Oklahoma City Mayor David Holt spent Tuesday evening in the middle of a crowd of protesters downtown listening to their concerns and in some cases delegating followup to staffers standing nearby.
It was on the same site where Oklahoma City Police Department (OKCPD) officers had used tear gas and bean bag rounds Saturday and Sunday night.
But, it was a very different scene by Tuesday night. Downtown was quiet and tear gas didn’t fill the air. Police officers were not wearing the riot gear they had on Saturday night.
The Mayor listened as long as people were willing to talk late into the night and came after he announced that he was lifting the curfew of an area downtown around the Oklahoma County Jail and key City of Oklahoma City Buildings.
“I wanted to come down here tonight and get in a couple of good nights, you know, where I think we’re back on a good path, where we can just talk about these really important issues,” Holt told several members of the press.
It capped a nine-hour virtual City Council meeting that had finally ended just a few hours before. Normally, the Council meetings end around 11 a.m. or noon.
Free Press talked with some of the protesters near the OKCPD headquarters after Holt had engaged in lengthy dialogue with them.
One long-term leader of Black Lives Matter in Oklahoma City is Sheri Dickerson who met with the Mayor after the City Council meeting earlier in the evening.
We asked if the change in lifting the curfew, their talks, and Holt coming out to listen directly to the protesters might make long-term differences.
“He said he wanted to listen. And there was a whole lot said tonight,” said Dickerson. “We’re asking him to listen and to implement changes, and to represent the constituency.”
“And, these young people out here have been absolutely amazing in raising their voice and offering him intellectual labor so he knows better how to serve,” Dickerson said.
Joshua Harris-Till was one of the young protest leaders who facilitated the Mayor’s coming out to listen. He is the National Young Democrats President.
Speaking about the Mayor, Harris-Till said, “He doesn’t have to have all the answers.”
“He doesn’t have all the authority,” Harris-Till said. “We know that and we don’t expect him to fix every issue. But what we do expect for him to do is listen because he represents us. And then we hope, and we do believe him when he tells us that he will that he will advocate for those actions on our behalf.”
Other protest voices
Patreasha Black talked with us about what the big shift that night might mean.
“I think it’s a first step. But the difference is, this is a lot of the millennials out here, the new generation, they are not going to let it go,” said Black. “So, if this is just step one, they’re going to keep going until we actually get what we need.”
“So I do feel like it’s very positive,” she said. ” The mayor didn’t have to come out. He didn’t have to listen to us. And he did. We didn’t get all of our questions answered. But I definitely think it was the first step in the right direction.”
Black said that they would be out there “every night protesting the same thing.”
“We don’t just want talk,” said Black. “We want real answers – real solutions.

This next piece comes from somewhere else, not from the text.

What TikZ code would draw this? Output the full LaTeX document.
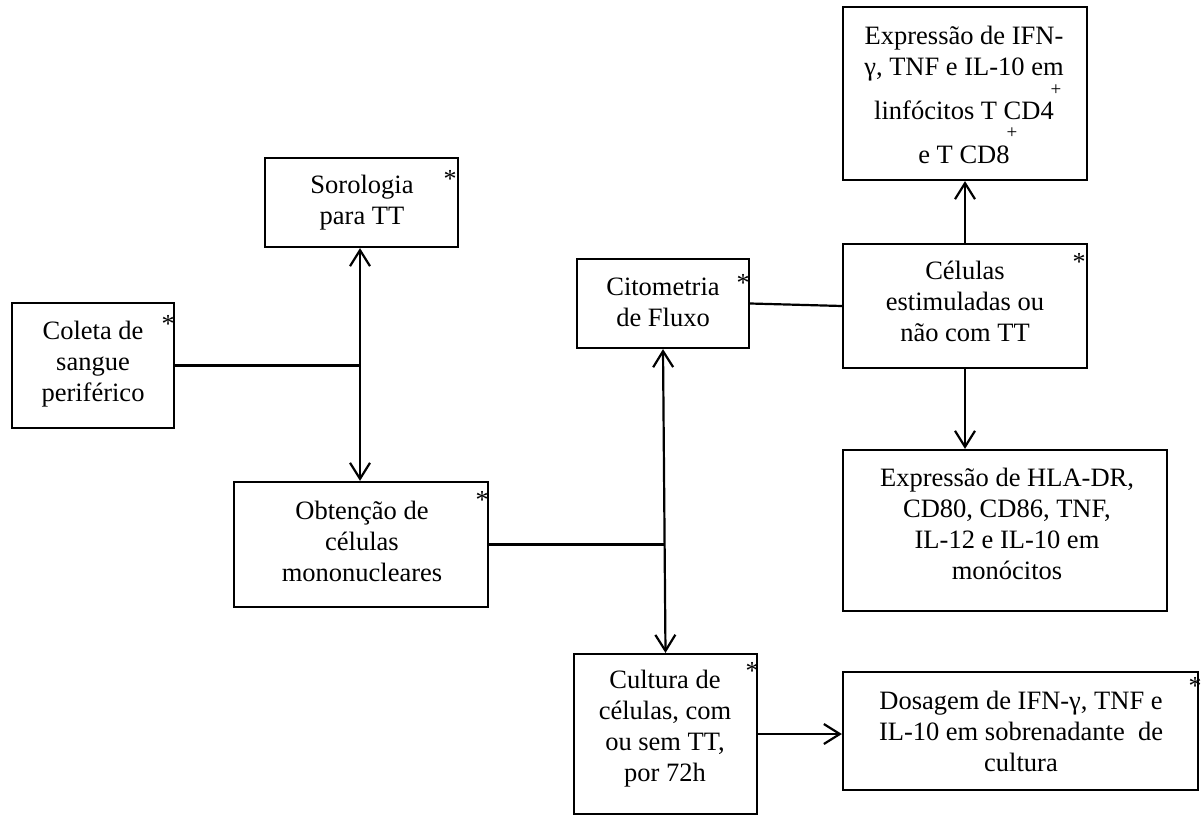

If the mayor can’t get it, we want to talk to who can give us the right answers.”
“He’s listened to everything that we’ve had to say,” Rodney Cox said about the Mayor. “And, he’s allowed our students and everybody else to be a part of it.”
And so for them, it’s one of those things that shows it doesn’t matter what you look like, it doesn’t matter the color of your skin, that in these situations like this, you will be heard and you can’t be peaceful.”
Sincere Terry has been downtown protesting each night. She seemed encouraged by the Mayor’s presence but was still skeptical of the police.
“Tonight is a whole new night but they [the police] still do have their gas masks on their head like they’re ready to tear gas,” Terry said. “The mayor is about to leave. So we don’t know what will happen after that. But we’re not gonna leave.”
It was a marathon day for Mayor Holt.
The City Council meeting earlier in the day was anticipated to be one of the long ones anyway because June is when budgets are being proposed by the various departments in Oklahoma City government in preparation for the July 1 start of a new fiscal year.
But, Tuesday was an especially long meeting because the Oklahoma City Police Department’s budget was being proposed in a time when some protesters are calling to “defund” police departments.
In fact, some of the commenters during the day called for that very thing.
Adding to the complexity of the day was that Monday, Black Lives Matter – OKC had called for the resignation of Chief Wade Gourley who is still in his first year as chief. LINK: new chief chosen
And, even more energy was injected into the situation around Gourley’s presentation because of a set of statements made during a news conference on the steps of City Hall by leaders in the Fraternal Order of Police, the union that represents officers in the OKCPD.
The union’s leaders spoke to support Gourley and criticize Ward 6 Councilwoman JoBeth Hamon for supposedly disparaging the officers during a tense series of responses to protesters near OKCPD headquarters Saturday night.